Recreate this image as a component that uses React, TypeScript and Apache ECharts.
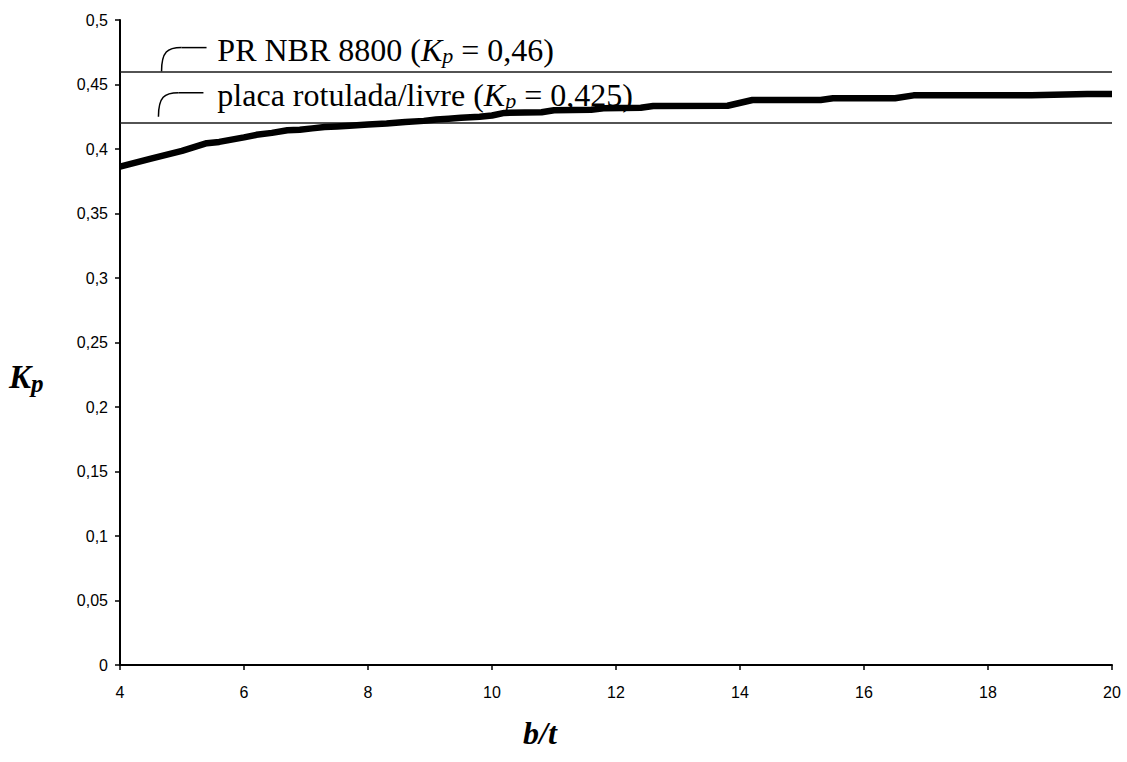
import React, { useEffect, useRef } from "react";
import * as echarts from "echarts";

// b/t values (x) and Kp values (y)
const bt = [4, 4.5, 5, 5.4, 5.6, 6.0, 6.2, 6.45, 6.7, 6.9, 7.1, 7.3, 7.5, 7.7, 8.0, 8.3, 8.6, 8.9, 9.1, 9.3, 9.5, 9.8, 10.0, 10.2, 10.8, 11.0, 11.6, 11.8, 12.4, 12.6, 13.8, 14.2, 15.3, 15.5, 16.5, 16.8, 18.7, 19.6, 20];
const kp = [0.3863, 0.3925, 0.3985, 0.4045, 0.4055, 0.409, 0.411, 0.4125, 0.4145, 0.415, 0.416, 0.417, 0.4175, 0.418, 0.419, 0.4198, 0.421, 0.4218, 0.4228, 0.4235, 0.4243, 0.425, 0.426, 0.428, 0.4285, 0.43, 0.4305, 0.4315, 0.432, 0.4333, 0.4335, 0.438, 0.438, 0.4393, 0.4393, 0.4416, 0.4416, 0.4426, 0.4426];

// reference lines
const refValues = [0.46, 0.425];
const refNames = ["PR NBR 8800", "placa rotulada/livre"];
const refKpTexts = ["0,46", "0,425"];

// axes
const xMin = 4, xMax = 20, xStep = 2;
const yMin = 0, yMax = 0.5, yStep = 0.05;

const serif = "'Times New Roman', 'Liberation Serif', serif";
const sans = "Arial, 'Liberation Sans', sans-serif";

export default function App() {
  const ref = useRef<HTMLDivElement>(null);
  useEffect(() => {
    document.body.style.margin = "0";
    document.body.style.overflow = "hidden";
    const chart = echarts.init(ref.current!, null, { renderer: "svg" });
    chart.setOption({
      animation: false,
      backgroundColor: "#fff",
      grid: { left: 120, right: 15, top: 20, bottom: 97, containLabel: false },
      xAxis: {
        type: "value",
        min: xMin,
        max: xMax,
        interval: xStep,
        axisLine: { show: true, onZero: false, lineStyle: { color: "#000", width: 2 } },
        axisTick: { show: true, length: 5, lineStyle: { color: "#000", width: 1.5 } },
        axisLabel: { color: "#000", fontSize: 16, fontFamily: sans, margin: 19 },
        splitLine: { show: false },
      },
      yAxis: {
        type: "value",
        min: yMin,
        max: yMax,
        interval: yStep,
        axisLine: { show: true, onZero: false, lineStyle: { color: "#000", width: 2 } },
        axisTick: { show: true, length: 5, lineStyle: { color: "#000", width: 1.5 } },
        axisLabel: {
          color: "#000",
          fontSize: 16,
          fontFamily: sans,
          margin: 12,
          formatter: (v: number) => String(Math.round(v * 100) / 100).replace(".", ","),
        },
        splitLine: { show: false },
      },
      series: [
        {
          type: "line",
          data: bt.map((x, i) => [x, kp[i]]),
          symbol: "none",
          showSymbol: false,
          z: 5,
          lineStyle: { color: "#000", width: 6.5, join: "round" },
          markLine: {
            silent: true,
            symbol: ["none", "none"],
            label: { show: false },
            lineStyle: { color: "#1a1a1a", width: 1.5, type: "solid" },
            data: refValues.map((v) => ({ yAxis: v })),
          },
        },
      ],
    });

    const px = (x: number, y: number) => chart.convertToPixel({ gridIndex: 0 }, [x, y]) as number[];
    const leaderX = [4.67, 4.62];
    const textX = 5.57;
    const graphics: any[] = [];
    refValues.forEach((v, i) => {
      const [lx, ly] = px(leaderX[i], v);
      const top = ly - 24;
      graphics.push({
        type: "bezierCurve",
        shape: { x1: lx, y1: ly, cpx1: lx, cpy1: top + 4, cpx2: lx + 6, cpy2: top, x2: lx + 20, y2: top },
        style: { stroke: "#000", lineWidth: 1.5, fill: null },
        z: 1,
      });
      graphics.push({
        type: "line",
        shape: { x1: lx + 20, y1: top, x2: lx + 45, y2: top },
        style: { stroke: "#000", lineWidth: 1.5 },
        z: 1,
      });
      const [tx] = px(textX, v);
      graphics.push({
        type: "text",
        x: tx,
        y: ly - 22,
        z: 1,
        style: {
          text: `{n|${refNames[i]} (}{k|K}{s|p}{n| = ${refKpTexts[i]})}`,
          verticalAlign: "middle",
          align: "left",
          fill: "#000",
          rich: {
            n: { fontFamily: serif, fontSize: 32, fill: "#000" },
            k: { fontFamily: serif, fontSize: 32, fontStyle: "italic", fill: "#000" },
            s: { fontFamily: serif, fontSize: 22, fontStyle: "italic", fill: "#000", padding: [12, 0, 0, 0] },
          },
        },
      });
    });
    // axis titles
    graphics.push({
      type: "text",
      x: 9,
      y: 377,
      style: {
        text: "{k|K}{s|p}",
        verticalAlign: "middle",
        align: "left",
        rich: {
          k: { fontFamily: serif, fontSize: 33, fontStyle: "italic", fontWeight: "bold", fill: "#000" },
          s: { fontFamily: serif, fontSize: 25, fontStyle: "italic", fontWeight: "bold", fill: "#000", padding: [13, 0, 0, 0] },
        },
      },
    });
    graphics.push({
      type: "text",
      x: 540,
      y: 733,
      style: {
        text: "b/t",
        align: "center",
        verticalAlign: "middle",
        fontFamily: serif,
        fontSize: 32,
        fontStyle: "italic",
        fontWeight: "bold",
        fill: "#000",
      },
    });
    chart.setOption({ graphic: graphics });

    return () => chart.dispose();
  }, []);
  return <div ref={ref} style={{ width: 1127, height: 762 }} />;
}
☆ ☆ ☆ ☆ ☆ ☆ ☆
GOAL –
Up to and including the line with "import * as", copy the data above from its first line. Skip pictures.

FINAL ANSWER –
Recreate this image as a component that uses React, TypeScript and Apache ECharts.
import React, { useEffect, useRef } from "react";
import * as echarts from "echarts";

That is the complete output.